Alistair Brown, head of digital at SMG, says he knows of one Edinburgh company who recently lost out after an idea for an online product they had spent years developing popped up on Google for nothing.
"I'm sure that's happened all over Scotland. But that's a risk you take - that somebody will come up with the same thing. They have got people working on things you can't even imagine yet. But when they do something, they do it so well it's difficult to compete with them."
Google makes most of its money from paid-search advertising. When a user clicks on a link - called an "adword" - the company pays Google a fee for directing the user in its direction. In 2007, the company made a profit of $4.2bn (£2.1bn), up 40% on 2006.
Paul Adams, head of paid search at Ambergreen, another of Scotland's leading search companies, says businesses are worried about the search engine only because they don't understand it.

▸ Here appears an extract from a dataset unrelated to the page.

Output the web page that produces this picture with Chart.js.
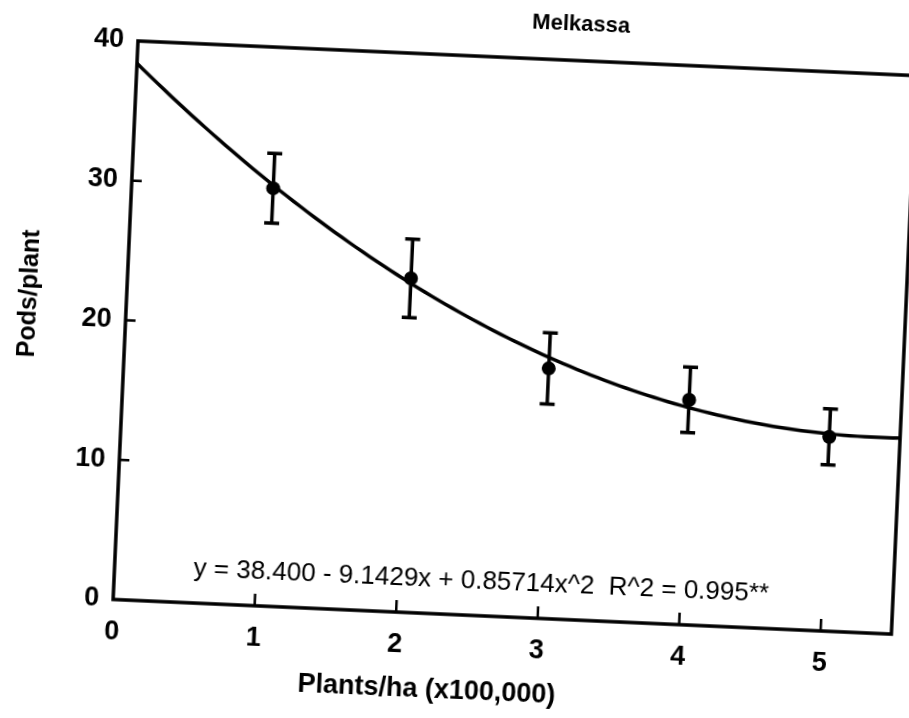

"It seems a bit of a silly thing to say, because Google is the main way traffic is driven to most businesses' websites. I would see it more as an opportunity than a threat. As long as businesses have a competitive product they will do fine."
A Google spokesperson said the company was a supporter of business.
He said: "Google specifically develops products that are designed to be affordable and easy to use so that our partners can be as innovative and competitive as possible. Our products enable businesses of all sizes to store and share huge amounts of information at no cost and from wherever they are in the world."